艦船模型製作代行のご依頼をいただき、ピットロードの1/700戦艦「大和」【就役時】を製作中です。

今回は後部マストの製作です。製作と言っても、今回は組み上がった状態で出力されているバンカースタジオのパーツを使用しますので、主にパーツレビューと切り離しの工程をご紹介します。
まず使用したパーツですが、同社の品番IJN70113「戦艦 大和用 三脚檣 1941」で、ピットロードキット用に設計された就役時のマストです。

パーツはチャック付きのビニール小袋に収められていますが、取り出す際にはチャック部分にひっかかると破損などのリスクがありますので、ハサミで切り開きつつ開封しました。

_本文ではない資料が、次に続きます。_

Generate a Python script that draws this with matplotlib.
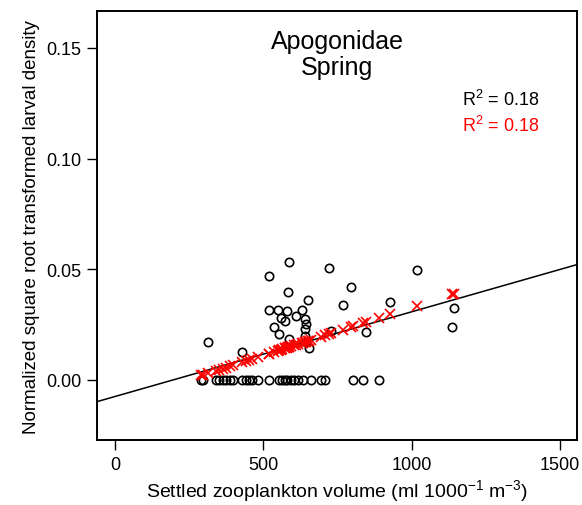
import matplotlib
matplotlib.use('Agg')
import matplotlib.pyplot as plt

plt.rcParams['font.family'] = ['Liberation Sans', 'DejaVu Sans']
plt.rcParams['mathtext.fontset'] = 'custom'
plt.rcParams['mathtext.rm'] = 'Liberation Sans'
plt.rcParams['mathtext.it'] = 'Liberation Sans:italic'

# observed larval density (open circles)
obs_x = [587, 720, 518, 583, 649, 518, 548, 581, 630, 610, 559, 573, 641, 643,
         536, 641, 553, 585, 641, 313, 429, 655, 796, 768, 926, 847, 1142, 1137,
         728, 1016, 643,
         290, 297, 339, 350, 362, 373, 388, 396, 429, 440, 452, 463, 482, 519,
         553, 564, 572, 581, 592, 604, 615, 632, 660, 694, 707, 802, 836, 890]
obs_y = [0.0532, 0.0506, 0.0468, 0.0397, 0.0360, 0.0316, 0.0316, 0.0312, 0.0316,
         0.0288, 0.0280, 0.0265, 0.0276, 0.0250, 0.0238, 0.0227, 0.0205, 0.0182,
         0.0199, 0.0170, 0.0125, 0.0145, 0.0419, 0.0337, 0.0351, 0.0215, 0.0325,
         0.0238, 0.0221, 0.0497, 0.0170,
         0, 0, 0, 0, 0, 0, 0, 0, 0, 0, 0, 0, 0, 0, 0, 0, 0, 0, 0, 0, 0, 0, 0, 0, 0,
         0, 0, 0]

# fitted values (red crosses)
fit_x = [290, 297, 313, 339, 350, 362, 373, 388, 396, 429, 440, 452, 463, 482,
         518, 519, 536, 548, 553, 559, 564, 572, 573, 581, 583, 585, 587, 592,
         604, 610, 615, 630, 632, 641, 643, 649, 655, 660, 694, 707, 720, 728,
         768, 796, 802, 836, 847, 890, 926, 1016, 1137, 1142]
fit_y = [0.0019, 0.0022, 0.0029, 0.0040, 0.0045, 0.0050, 0.0055, 0.0061, 0.0065,
         0.0079, 0.0084, 0.0089, 0.0094, 0.0102, 0.0118, 0.0118, 0.0126, 0.0131,
         0.0133, 0.0136, 0.0138, 0.0141, 0.0142, 0.0145, 0.0146, 0.0147, 0.0148,
         0.0150, 0.0155, 0.0158, 0.0160, 0.0166, 0.0167, 0.0171, 0.0172, 0.0175,
         0.0177, 0.0179, 0.0194, 0.0200, 0.0205, 0.0209, 0.0226, 0.0238, 0.0241,
         0.0256, 0.0261, 0.0279, 0.0295, 0.0334, 0.0386, 0.0389]

# regression line
intercept = -0.0076
slope = 3.83e-5

x_ticks = [0, 500, 1000, 1500]
y_ticks = [0.00, 0.05, 0.10, 0.15]

fig = plt.figure(figsize=(5.82, 5.06), dpi=100)
ax = fig.add_axes([0.1667, 0.1275, 0.8247, 0.8488])

ax.axline((0, intercept), slope=slope, color='black', lw=1.1, zorder=2)
ax.plot(obs_x, obs_y, 'o', mfc='none', mec='black', ms=6, mew=1.2, zorder=3)
ax.plot(fit_x, fit_y, 'x', color='red', ms=7, mew=1.2, zorder=4)

ax.set_xlim(-61, 1557)
ax.set_ylim(-0.0275, 0.1667)
ax.set_xticks(x_ticks)
ax.set_xticklabels(['0', '500', '1000', '1500'])
ax.set_yticks(y_ticks)
ax.set_yticklabels(['0.00', '0.05', '0.10', '0.15'])
ax.tick_params(direction='out', length=7, width=1, labelsize=13, pad=4)
for s in ax.spines.values():
    s.set_linewidth(1.4)

ax.set_xlabel('Settled zooplankton volume (ml 1000$^{-1}$ m$^{-3}$)', fontsize=14, labelpad=3)
ax.set_ylabel('Normalized square root transformed larval density', fontsize=13.5, labelpad=5)

ax.text(0.5, 0.957, 'Apogonidae\nSpring', transform=ax.transAxes, ha='center', va='top',
        fontsize=18, linespacing=1.08)
ax.text(0.76, 0.78, 'R$^2$ = 0.18', transform=ax.transAxes, fontsize=13, color='black')
ax.text(0.76, 0.72, 'R$^2$ = 0.18', transform=ax.transAxes, fontsize=13, color='red')

fig.savefig('out.png', dpi=100)
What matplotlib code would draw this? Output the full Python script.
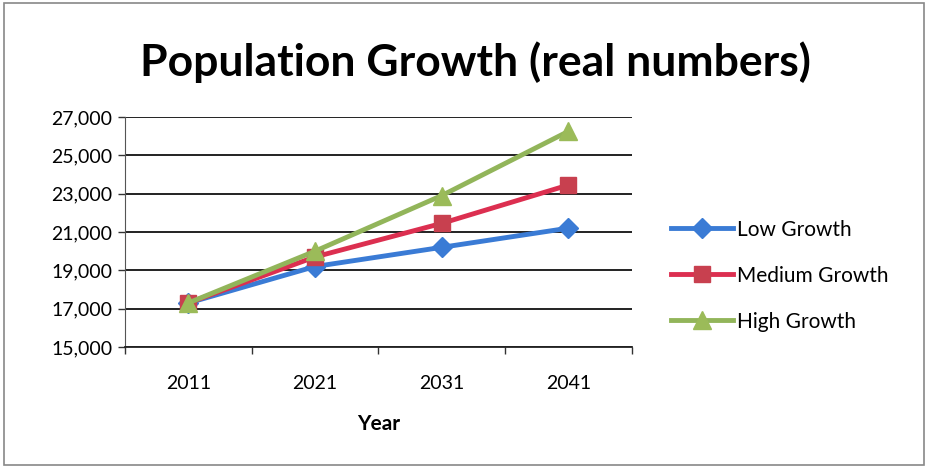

パーツ全景。メインマストとヤード&支柱などが一体で出力され、ラッタルや空中線ブラケットなども再現されています。

後部からの全景。サポートは主に後部に集中しています。本数が少なめに設定されているのは嬉しい点です。

切り出しにあたっては、まず外側の保護フレームからはじめます。ここでは、通常のプラ用ニッパーを使用しました。

フレームを切り出す際には、なるべく大きな衝撃を与えないように力加減を調整するとともに、誤ってマスト本体にぶつけたりしないように細心の注意を払いました。

続いてはいよいよサポートの切り出しに進みますが、今回の様に少し奥まったところにあるサポートを切り出すには、マルト長谷川工作所の「ケイバ 光造形サポート材用ニッパー 120mm」が便利です。

サポートをカットしている様子。このニッパーは刃部がコンパクトで、狭く入り組んだ箇所にも刃先を差し込みやすく、つまみながら操作することで視界を遮らず作業できるのがメリットです。刃はなるべく先の方を使用すると、厚みによる影響も受けづらいので、ルーペで切断位置を確認しつつ慎重に処理しました。

パーツとサポートの間をカットしたら、次は根元を外します。この作業は、ニッパーの刃を入れると刃の厚みでパーツが押されたり、衝撃が伝わって破損するリスクがあるので、写真の様にピンセットで「折り取る」要領で進めました。

サポート除去後の様子。ようやくマスト本体が姿を現しました。高精度にプリントされており、積層痕などがほとんど見えない様子には本当に驚かされます。

最後に塗装ですが、まずは全体を黒サフで処理し、続いて上部をマスキングして軍艦色を重ねました。あまり強くマスキングすると、剥がした時に破損が生じるため、糊の粘着力をなるべく減らしてからふんわり軽く重ねる程度にしています。

塗り分け後の後部マスト。マスト本体とラッタルとの隙間などが綺麗に揃っている様子は、3Dプリントパーツならではです。

これまで、1/700大和型戦艦のマストのディテールアップには、インフィニモデルの真鍮マストを使うことが多かったのですが、今回はバンカースタジオのマストを初めて投入する機会になりましたので、細かくレビューさせていただきました。今後、同社のマストなどを使用するモデラーの皆さまの参考になりましたら幸いです。